• [PROBLEM]: Skip all pictures, then copy the lines from the start of the data through the line with "from matplotlib.patches import", keeping both ends.

• [PROVIDED MATERIAL]:
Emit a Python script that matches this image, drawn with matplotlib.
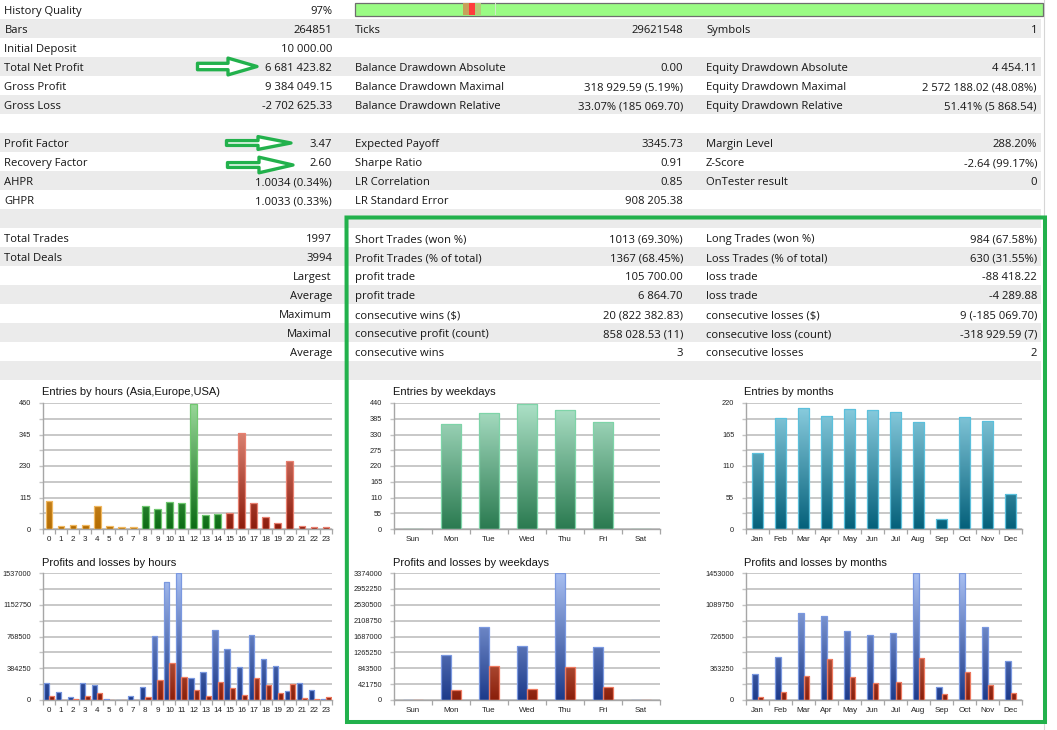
import numpy as np
import matplotlib
matplotlib.use("Agg")
import matplotlib.pyplot as plt
from matplotlib.colors import LinearSegmentedColormap
from matplotlib.patches import Polygon, Rectangle

# ---------------- data ----------------
COL1_LABELS = ["History Quality", "Bars", "Initial Deposit", "Total Net Profit", "Gross Profit", "Gross Loss", "",
               "Profit Factor", "Recovery Factor", "AHPR", "GHPR", "",
               "Total Trades", "Total Deals", "", "", "", "", "", ""]
COL1_VALUES = ["97%", "264851", "10 000.00", "6 681 423.82", "9 384 049.15", "-2 702 625.33", "",
               "3.47", "2.60", "1.0034 (0.34%)", "1.0033 (0.33%)", "",
               "1997", "3994", "Largest", "Average", "Maximum", "Maximal", "Average", ""]
COL2_LABELS = ["", "Ticks", "", "Balance Drawdown Absolute", "Balance Drawdown Maximal", "Balance Drawdown Relative", "",
               "Expected Payoff", "Sharpe Ratio", "LR Correlation", "LR Standard Error", "",
               "Short Trades (won %)", "Profit Trades (% of total)", "profit trade", "profit trade",
               "consecutive wins ($)", "consecutive profit (count)", "consecutive wins", ""]
COL2_VALUES = ["", "29621548", "", "0.00", "318 929.59 (5.19%)", "33.07% (185 069.70)", "",
               "3345.73", "0.91", "0.85", "908 205.38", "",
               "1013 (69.30%)", "1367 (68.45%)", "105 700.00", "6 864.70",
               "20 (822 382.83)", "858 028.53 (11)", "3", ""]
COL3_LABELS = ["", "Symbols", "", "Equity Drawdown Absolute", "Equity Drawdown Maximal", "Equity Drawdown Relative", "",
               "Margin Level", "Z-Score", "OnTester result", "", "",
               "Long Trades (won %)", "Loss Trades (% of total)", "loss trade", "loss trade",
               "consecutive losses ($)", "consecutive loss (count)", "consecutive losses", ""]
COL3_VALUES = ["", "1", "", "4 454.11", "2 572 188.02 (48.08%)", "51.41% (5 868.54)", "",
               "288.20%", "-2.64 (99.17%)", "0", "", "",
               "984 (67.58%)", "630 (31.55%)", "-88 418.22", "-4 289.88",
               "9 (-185 069.70)", "-318 929.59 (7)", "2", ""]

HOURS = ["0", "1", "2", "3", "4", "5", "6", "7", "8", "9", "10", "11",
         "12", "13", "14", "15", "16", "17", "18", "19", "20", "21", "22", "23"]
HOUR_ENTRIES = [102, 12, 13, 13, 85, 12, 7, 8, 84, 72, 97, 95,
                455, 51, 53, 58, 352, 96, 42, 21, 248, 12, 6, 7]
HOUR_PROFITS = [202000, 93000, 32000, 202000, 186000, 12000, 5000, 44000, 154000, 773000, 1428000, 1537000,
                263000, 336000, 845000, 615000, 400000, 781000, 502000, 413000, 109000, 210000, 117000, 16000]
HOUR_LOSSES = [49000, 4000, 8000, 53000, 89000, 1000, 2000, 4000, 32000, 247000, 445000, 279000,
               121000, 53000, 214000, 142000, 65000, 267000, 186000, 89000, 190000, 24000, 16000, 36000]
HOUR_ENTRY_TICKS = [0, 115, 230, 345, 460]
HOUR_PL_TICKS = [0, 384250, 768500, 1152750, 1537000]

WEEKDAYS = ["Sun", "Mon", "Tue", "Wed", "Thu", "Fri", "Sat"]
WEEKDAY_ENTRIES = [0, 367, 406, 437, 415, 372, 0]
WEEKDAY_PROFITS = [0, 1200000, 1950000, 1440000, 3374000, 1410000, 0]
WEEKDAY_LOSSES = [0, 275000, 897000, 284000, 870000, 337000, 0]
WEEKDAY_ENTRY_TICKS = [0, 55, 110, 165, 220, 275, 330, 385, 440]
WEEKDAY_PL_TICKS = [0, 421750, 843500, 1265250, 1687000, 2108750, 2530500, 2952250, 3374000]

MONTHS = ["Jan", "Feb", "Mar", "Apr", "May", "Jun", "Jul", "Aug", "Sep", "Oct", "Nov", "Dec"]
MONTH_ENTRIES = [133, 194, 212, 197, 210, 207, 205, 186, 17, 196, 189, 61]
MONTH_PROFITS = [302000, 497000, 994000, 964000, 784000, 746000, 765000, 1453000, 145000, 1453000, 834000, 451000]
MONTH_LOSSES = [38000, 96000, 272000, 470000, 264000, 191000, 203000, 478000, 73000, 317000, 176000, 84000]
MONTH_ENTRY_TICKS = [0, 55, 110, 165, 220]
MONTH_PL_TICKS = [0, 363250, 726500, 1089750, 1453000]

# ---------------- figure ----------------
W, H = 1057, 730
fig = plt.figure(figsize=(W / 100, H / 100), dpi=100)
bg = fig.add_axes([0, 0, 1, 1])
bg.set_xlim(0, W)
bg.set_ylim(H, 0)
bg.axis("off")

TF = "Open Sans"
TS = 8.1
TC = "#161616"
ROW_H = 19

for i in range(len(COL1_LABELS)):
    y0 = i * ROW_H
    if i % 2 == 1:
        bg.add_patch(Rectangle((0, y0), 1041, ROW_H, facecolor="#ebebeb", edgecolor="none", zorder=0))
    yb = y0 + 14.3
    kw = dict(fontsize=TS, family=TF, color=TC, va="baseline", parse_math=False, zorder=2)
    bg.text(4.5, yb, COL1_LABELS[i], ha="left", **kw)
    bg.text(332, yb, COL1_VALUES[i], ha="right", **kw)
    bg.text(355, yb, COL2_LABELS[i], ha="left", **kw)
    bg.text(683, yb, COL2_VALUES[i], ha="right", **kw)
    bg.text(706, yb, COL3_LABELS[i], ha="left", **kw)
    bg.text(1037, yb, COL3_VALUES[i], ha="right", **kw)

bg.plot([1043.5, 1043.5], [0, 730], color="#d6d6d6", lw=0.8, zorder=1)

# history quality bar
bg.add_patch(Rectangle((354.5, 2.5), 688, 13.5, facecolor="#9afb84", edgecolor="#6e6e6e", lw=0.9, zorder=2))
for x0, x1, c in [(463.3, 469, "#c8a05a"), (469, 475, "#ff3c3c"), (475, 480.7, "#b4cc78"),
                  (495.2, 496.2, "#cfe8c8")]:
    bg.add_patch(Rectangle((x0, 3.2), x1 - x0, 12.2, facecolor=c, edgecolor="none", zorder=3))

# ---------------- charts ----------------
CF = "Liberation Sans"


def px_axes(l, t, r, b):
    return fig.add_axes([l / W, 1 - b / H, (r - l) / W, (b - t) / H])


def grad_bars(ax, xs, vals, width, top, bottom, ymax, edge):
    cmap = LinearSegmentedColormap.from_list("g", [bottom, top])
    grad = np.linspace(0, 1, 256).reshape(-1, 1)
    bars = ax.bar(xs, vals, width=width, color="none", edgecolor=edge, linewidth=0.9, zorder=3)
    for b in bars:
        if b.get_height() <= 0:
            continue
        x0 = b.get_x()
        w = b.get_width()
        im = ax.imshow(grad, cmap=cmap, origin="lower", extent=(x0, x0 + w, 0, ymax),
                       aspect="auto", interpolation="bilinear", zorder=2.5)
        im.set_clip_path(b)


def style(ax, labels, ticks, minor):
    n = len(labels)
    ymax = ticks[-1]
    ax.set_facecolor("none")
    ax.set_xlim(-0.5, n - 0.5)
    ax.set_ylim(0, ymax)
    for s in ["top", "right"]:
        ax.spines[s].set_visible(False)
    for s in ["left", "bottom"]:
        ax.spines[s].set_color("#a6a6a6")
        ax.spines[s].set_linewidth(1.0)
    ax.set_yticks(ticks)
    ax.set_yticklabels([str(t) for t in ticks], family=CF, fontsize=5.3, color="#222222")
    if minor:
        mids = [(ticks[k] + ticks[k + 1]) / 2 for k in range(len(ticks) - 1)]
        ax.set_yticks(mids, minor=True)
    ax.yaxis.grid(True, which="both", color="#c4c4c4", lw=1.3, zorder=0)
    ax.set_axisbelow(True)
    ax.set_xticks(np.arange(n))
    ax.set_xticklabels(labels, family=CF, fontsize=5.8, color="#222222")
    ax.set_xticks(np.arange(n + 1) - 0.5, minor=True)
    ax.tick_params(axis="x", which="major", length=0, pad=5)
    ax.tick_params(axis="x", which="minor", length=3.5, color="#a6a6a6", width=0.9)
    ax.tick_params(axis="y", which="both", length=3, color="#c4c4c4", width=1.0, pad=5.5)


def title(x, y, s):
    bg.text(x, y, s, family=CF, fontsize=8.0, color="#141414", ha="left", va="center")


# Entries by hours
ax1 = px_axes(43, 403, 332, 529)
xh = np.arange(len(HOURS))
groups = [(range(0, 8), "#f4c27c", "#b46c00", "#f0b860"),
          (range(8, 15), "#9ad89a", "#0b6b14", "#70c870"),
          (range(15, 24), "#f2a090", "#8c1c0c", "#e88070")]
for rng, top, bot, edge in groups:
    idx = list(rng)
    grad_bars(ax1, xh[idx], [HOUR_ENTRIES[k] for k in idx], 0.56, top, bot, HOUR_ENTRY_TICKS[-1], edge)
style(ax1, HOURS, HOUR_ENTRY_TICKS, True)
title(42, 392, "Entries by hours (Asia,Europe,USA)")

BLUE_T, BLUE_B, BLUE_E = "#a9c0f2", "#1c3a8a", "#7a98e0"
RED_T, RED_B, RED_E = "#ffb898", "#8a1e0a", "#ee7a60"

# Profits and losses by hours
ax2 = px_axes(43, 573, 332, 700)
ym = HOUR_PL_TICKS[-1]
grad_bars(ax2, xh - 0.215, HOUR_PROFITS, 0.43, BLUE_T, BLUE_B, ym, BLUE_E)
grad_bars(ax2, xh + 0.215, HOUR_LOSSES, 0.43, RED_T, RED_B, ym, RED_E)
style(ax2, HOURS, HOUR_PL_TICKS, True)
title(42, 563, "Profits and losses by hours")

# Entries by weekdays
xw = np.arange(len(WEEKDAYS))
ax3 = px_axes(394, 403, 660, 529)
grad_bars(ax3, xw, WEEKDAY_ENTRIES, 0.53, "#aee2c8", "#2a7a50", WEEKDAY_ENTRY_TICKS[-1], "#7ed4a8")
style(ax3, WEEKDAYS, WEEKDAY_ENTRY_TICKS, False)
title(393, 392, "Entries by weekdays")

# Profits and losses by weekdays
ax4 = px_axes(394, 573, 660, 700)
ym = WEEKDAY_PL_TICKS[-1]
grad_bars(ax4, xw - 0.13, WEEKDAY_PROFITS, 0.26, BLUE_T, BLUE_B, ym, BLUE_E)
grad_bars(ax4, xw + 0.13, WEEKDAY_LOSSES, 0.26, RED_T, RED_B, ym, RED_E)
style(ax4, WEEKDAYS, WEEKDAY_PL_TICKS, False)
title(393, 563, "Profits and losses by weekdays")

# Entries by months
xm = np.arange(len(MONTHS))
ax5 = px_axes(746, 403, 1022, 529)
grad_bars(ax5, xm, MONTH_ENTRIES, 0.5, "#8ed0e2", "#04607a", MONTH_ENTRY_TICKS[-1], "#5cc0dc")
style(ax5, MONTHS, MONTH_ENTRY_TICKS, True)
title(744, 392, "Entries by months")

# Profits and losses by months
ax6 = px_axes(746, 573, 1022, 700)
ym = MONTH_PL_TICKS[-1]
grad_bars(ax6, xm - 0.125, MONTH_PROFITS, 0.25, BLUE_T, BLUE_B, ym, BLUE_E)
grad_bars(ax6, xm + 0.125, MONTH_LOSSES, 0.25, RED_T, RED_B, ym, RED_E)
style(ax6, MONTHS, MONTH_PL_TICKS, True)
title(744, 563, "Profits and losses by months")

# ---------------- overlay: annotations ----------------
ov = fig.add_axes([0, 0, 1, 1], zorder=10)
ov.set_xlim(0, W)
ov.set_ylim(H, 0)
ov.axis("off")
ov.patch.set_alpha(0)

GREEN = "#22b14c"


def arrow(x0, xh, x1, yc, sh, hh):
    pts = [(x0, yc - sh), (xh, yc - sh), (xh, yc - hh), (x1, yc), (xh, yc + hh), (xh, yc + sh), (x0, yc + sh)]
    ov.add_patch(Polygon(pts, closed=True, facecolor="white", edgecolor=GREEN, lw=2.4, joinstyle="round"))


arrow(197.5, 228, 257, 66.5, 3.2, 8.4)
arrow(226.5, 258, 291, 143, 2.4, 6.4)
arrow(227.5, 259, 293, 165, 2.4, 7.8)

ov.add_patch(Polygon([(346.5, 217.5), (1045, 217.5), (1045, 722), (347, 722)], closed=True,
                     fill=False, edgecolor=GREEN, lw=2.9, joinstyle="miter"))

fig.savefig("out.png", dpi=100, facecolor="white")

• [TASK OUTPUT]:
Emit a Python script that matches this image, drawn with matplotlib.
import numpy as np
import matplotlib
matplotlib.use("Agg")
import matplotlib.pyplot as plt
from matplotlib.colors import LinearSegmentedColormap
from matplotlib.patches import Polygon, Rectangle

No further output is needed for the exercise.